## INSTRUCTION
Return, without pictures, the lines from the start of the data through the one that contains "from bokeh.core.properties import value".

— Begin —

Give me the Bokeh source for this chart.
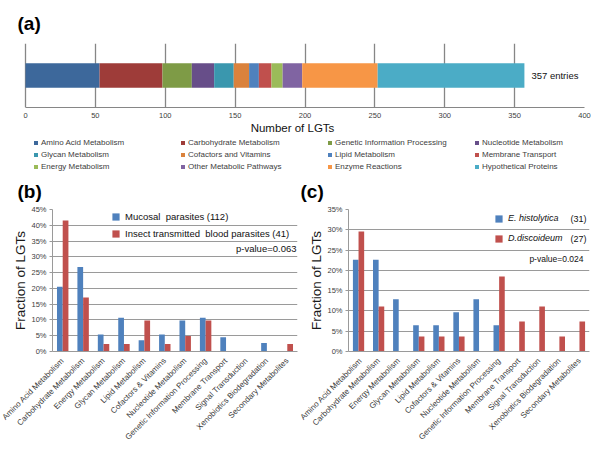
import math
from bokeh.plotting import figure
from bokeh.models import (Range1d, FactorRange, FixedTicker, PrintfTickFormatter,
                          Legend, LegendItem, Label, ColumnDataSource)
from bokeh.layouts import column, row
from bokeh.transform import dodge
from bokeh.embed import file_html
from bokeh.resources import INLINE
from bokeh.core.properties import value

FONT = "Liberation Sans"

# ---------------- data: panel (a) ----------------
a_groups = ["Amino Acid Metabolism", "Carbohydrate Metabolism", "Genetic Information Processing",
            "Nucleotide Metabolism", "Glycan Metabolism", "Cofactors and Vitamins",
            "Lipid Metabolism", "Membrane Transport", "Energy Metabolism",
            "Other Metabolic Pathways", "Enzyme Reactions", "Hypothetical Proteins"]
a_counts = [53, 45, 21, 16, 14, 11, 7, 9, 8, 14, 54, 105]
a_colors = ["#3D689B", "#9E3C39", "#7E9B46", "#674E89", "#3A97AE", "#DA823D",
            "#4F81BD", "#C0504D", "#9BBB59", "#8064A2", "#F79646", "#4BACC6"]
a_ticks = [0, 50, 100, 150, 200, 250, 300, 350, 400]
a_row = ["LGTs"]
a_total_text = "357 entries"
a_xlabel = "Number of LGTs"
panel_tags = ["(a)", "(b)", "(c)"]

# ---------------- data: panels (b) and (c) ----------------
cats = ["Amino Acid Metabolism", "Carbohydrate Metabolism", "Energy Metabolism",
        "Glycan Metabolism", "Lipid Metabolism", "Cofactors & Vitamins",
        "Nucleotide Metabolism", "Genetic Information Processing", "Membrane Transport",
        "Signal Transduction", "Xenobiotics Biodegradation", "Secondary Metabolites"]

b_mucosal = [20.5, 26.8, 5.4, 10.7, 3.6, 5.4, 9.8, 10.7, 4.5, 0.0, 2.7, 0.0]
b_insect = [41.5, 17.1, 2.4, 2.4, 9.8, 2.4, 4.9, 9.8, 0.0, 0.0, 0.0, 2.4]
b_series = ["Mucosal  parasites (112)", "Insect transmitted  blood parasites (41)"]
b_pvalue = "p-value=0.063"
b_yticks = [0, 5, 10, 15, 20, 25, 30, 35, 40, 45]

c_histolytica = [22.6, 22.6, 12.9, 6.5, 6.5, 9.7, 12.9, 6.5, 0.0, 0.0, 0.0, 0.0]
c_discoideum = [29.6, 11.1, 0.0, 3.7, 3.7, 3.7, 0.0, 18.5, 7.4, 11.1, 3.7, 7.4]
c_species = ["E. histolytica", "D.discoideum"]
c_counts = ["(31)", "(27)"]
c_pvalue = "p-value=0.024"
c_yticks = [0, 5, 10, 15, 20, 25, 30, 35]

BLUE = "#4F81BD"
RED = "#C0504D"
GRID = "#9a9a9a"
TICKTXT = "#404040"

# layout constants (pixels)
W = 596
A_LEFT = 25          # where the 0 of panel (a) sits
A_RIGHT = 12
A_FRAME = W - A_LEFT - A_RIGHT
a_start = -a_ticks[-1] * A_LEFT / A_FRAME   # range start so that 0 lands at A_LEFT


def blank_strip(height):
    p = figure(width=W, height=height, x_range=Range1d(a_start, a_ticks[-1]),
               y_range=FactorRange(*a_row), output_backend="svg", toolbar_location=None,
               x_axis_location=None, y_axis_location=None, title=None,
               min_border_left=0, min_border_right=A_RIGHT, min_border_top=0,
               min_border_bottom=0)
    p.outline_line_color = None
    p.grid.grid_line_color = None
    return p


def tag(p, text, x, y):
    p.add_layout(Label(x=x, y=y, x_units="screen", y_units="screen", text=text,
                       text_font=FONT, text_font_style="bold", text_font_size="19px",
                       text_baseline="middle", text_color="#000000"))


# ---------------- top strip with (a) ----------------
ptop = blank_strip(40)
tag(ptop, panel_tags[0], 17, 17)

# ---------------- panel (a): stacked bar ----------------
pa = figure(width=W, height=97, x_range=Range1d(a_start, a_ticks[-1]),
            y_range=FactorRange(*a_row), output_backend="svg", toolbar_location=None,
            y_axis_location=None, title=None, min_border_left=0, min_border_right=A_RIGHT,
            min_border_top=3, min_border_bottom=30)
pa.outline_line_color = None
src_a = ColumnDataSource(dict(row=a_row, **{g: [c] for g, c in zip(a_groups, a_counts)}))
pa.hbar_stack(a_groups, y="row", height=0.38, color=a_colors, source=src_a, line_width=0)
pa.text(x=[sum(a_counts)], y=a_row, text=[a_total_text], x_offset=7, text_baseline="middle",
        text_font=value(FONT), text_font_size="9.5px", text_color="#111111")

pa.xaxis.ticker = FixedTicker(ticks=a_ticks)
pa.xaxis.bounds = (a_ticks[0], a_ticks[-1])
pa.xaxis.axis_label = a_xlabel
pa.xaxis.axis_label_text_font = FONT
pa.xaxis.axis_label_text_font_size = "11.5px"
pa.xaxis.axis_label_text_font_style = "normal"
pa.xaxis.axis_label_text_color = "#111111"
pa.xaxis.axis_label_standoff = 1
pa.xaxis.major_label_text_font = FONT
pa.xaxis.major_label_text_font_size = "7.5px"
pa.xaxis.major_label_text_color = TICKTXT
pa.xaxis.major_label_standoff = 5
pa.xaxis.major_tick_out = 0
pa.xaxis.major_tick_in = 0
pa.xaxis.minor_tick_line_color = None
pa.xaxis.axis_line_color = "#868686"
pa.xaxis.axis_line_width = 1.2
pa.xgrid.grid_line_color = "#868686"
pa.xgrid.grid_line_width = 1.3
pa.ygrid.grid_line_color = None

# ---------------- legend strip of (a) + tags (b), (c) ----------------
pl = blank_strip(67)
rl = pl.hbar_stack(a_groups, y="row", height=0.38, color=a_colors, source=src_a,
                   line_width=0, visible=False)
leg_a = Legend(items=[LegendItem(label=g, renderers=[r]) for g, r in zip(a_groups, rl)],
               location=(33, 33), orientation="horizontal", ncols=4,
               glyph_width=5, glyph_height=5, label_standoff=3, label_width=136,
               label_height=9, spacing=3, padding=0, margin=0,
               border_line_color=None, background_fill_alpha=0,
               inactive_fill_alpha=0, click_policy="none",
               label_text_font=FONT, label_text_font_size="8px", label_text_color=TICKTXT)
pl.add_layout(leg_a)
tag(pl, panel_tags[1], 17, 13)
tag(pl, panel_tags[2], 300, 13)


def bar_panel(v1, v2, yticks, min_left, min_right):
    p = figure(width=298, height=244, title=None,
               x_range=FactorRange(*cats), y_range=Range1d(yticks[0], yticks[-1]),
               output_backend="svg", toolbar_location=None,
               min_border_left=min_left, min_border_right=min_right,
               min_border_top=5, min_border_bottom=97)
    p.outline_line_color = None
    src = ColumnDataSource(dict(cat=cats, v1=v1, v2=v2))
    r1 = p.vbar(x=dodge("cat", -0.14, range=p.x_range), top="v1", width=0.28,
                source=src, fill_color=BLUE, line_alpha=0)
    r2 = p.vbar(x=dodge("cat", 0.14, range=p.x_range), top="v2", width=0.28,
                source=src, fill_color=RED, line_alpha=0)
    p.yaxis.ticker = FixedTicker(ticks=yticks)
    p.yaxis.formatter = PrintfTickFormatter(format="%d%%")
    p.yaxis.axis_label = "Fraction of LGTs"
    p.yaxis.axis_label_text_font = FONT
    p.yaxis.axis_label_text_font_size = "13.5px"
    p.yaxis.axis_label_text_font_style = "normal"
    p.yaxis.axis_label_text_color = "#1a1a1a"
    p.yaxis.axis_label_standoff = 0
    p.yaxis.major_label_text_font = FONT
    p.yaxis.major_label_text_font_size = "7.5px"
    p.yaxis.major_label_text_color = TICKTXT
    p.yaxis.major_label_standoff = 3
    p.yaxis.major_tick_out = 3
    p.yaxis.major_tick_in = 0
    p.yaxis.major_tick_line_color = GRID
    p.yaxis.minor_tick_line_color = None
    p.yaxis.axis_line_color = GRID
    p.xaxis.major_label_orientation = math.pi / 4
    p.xaxis.major_label_text_font = FONT
    p.xaxis.major_label_text_font_size = "8px"
    p.xaxis.major_label_text_color = "#3a3a3a"
    p.xaxis.major_label_standoff = 2
    p.xaxis.major_tick_line_color = None
    p.xaxis.axis_line_color = GRID
    p.ygrid.grid_line_color = GRID
    p.xgrid.grid_line_color = None
    return p, r1, r2


# ---------------- panel (b) ----------------
pb, rb1, rb2 = bar_panel(b_mucosal, b_insect, b_yticks, 52, 1)
leg_b = Legend(items=[LegendItem(label=b_series[0], renderers=[rb1]),
                      LegendItem(label=b_series[1], renderers=[rb2])],
               location=(59, 112), glyph_width=9, glyph_height=9, label_standoff=5,
               label_height=12, spacing=5, padding=0, margin=0,
               border_line_color=None, background_fill_alpha=0,
               label_text_font=FONT, label_text_font_size="9.5px", label_text_color="#111111")
pb.add_layout(leg_b)
pb.add_layout(Label(x=244, y=103, x_units="screen", y_units="screen", text=b_pvalue,
                    text_align="right", text_baseline="middle", text_font=FONT,
                    text_font_size="9.5px", text_color="#111111"))

# ---------------- panel (c) ----------------
pc, rc1, rc2 = bar_panel(c_histolytica, c_discoideum, c_yticks, 50, 7)
leg_c = Legend(items=[LegendItem(label=c_species[0], renderers=[rc1]),
                      LegendItem(label=c_species[1], renderers=[rc2])],
               location=(146, 107), glyph_width=9, glyph_height=9, label_standoff=5,
               label_height=12, spacing=8, padding=0, margin=0,
               border_line_color=None, background_fill_alpha=0,
               label_text_font=FONT, label_text_font_size="9px",
               label_text_font_style="italic", label_text_color="#111111")
pc.add_layout(leg_c)
for i, t in enumerate(c_counts):
    pc.add_layout(Label(x=222, y=133 - i * 20, x_units="screen", y_units="screen",
                        text=t, text_baseline="middle", text_font=FONT,
                        text_font_size="9px", text_color="#111111"))
pc.add_layout(Label(x=235, y=93, x_units="screen", y_units="screen", text=c_pvalue,
                    text_align="right", text_baseline="middle", text_font=FONT,
                    text_font_size="8.5px", text_color="#111111"))

layout = column(ptop, pa, pl, row(pb, pc))
open("out.html", "w").write(file_html(layout, INLINE))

— End —

## ANSWER TO THE TASK
Give me the Bokeh source for this chart.
import math
from bokeh.plotting import figure
from bokeh.models import (Range1d, FactorRange, FixedTicker, PrintfTickFormatter,
                          Legend, LegendItem, Label, ColumnDataSource)
from bokeh.layouts import column, row
from bokeh.transform import dodge
from bokeh.embed import file_html
from bokeh.resources import INLINE
from bokeh.core.properties import value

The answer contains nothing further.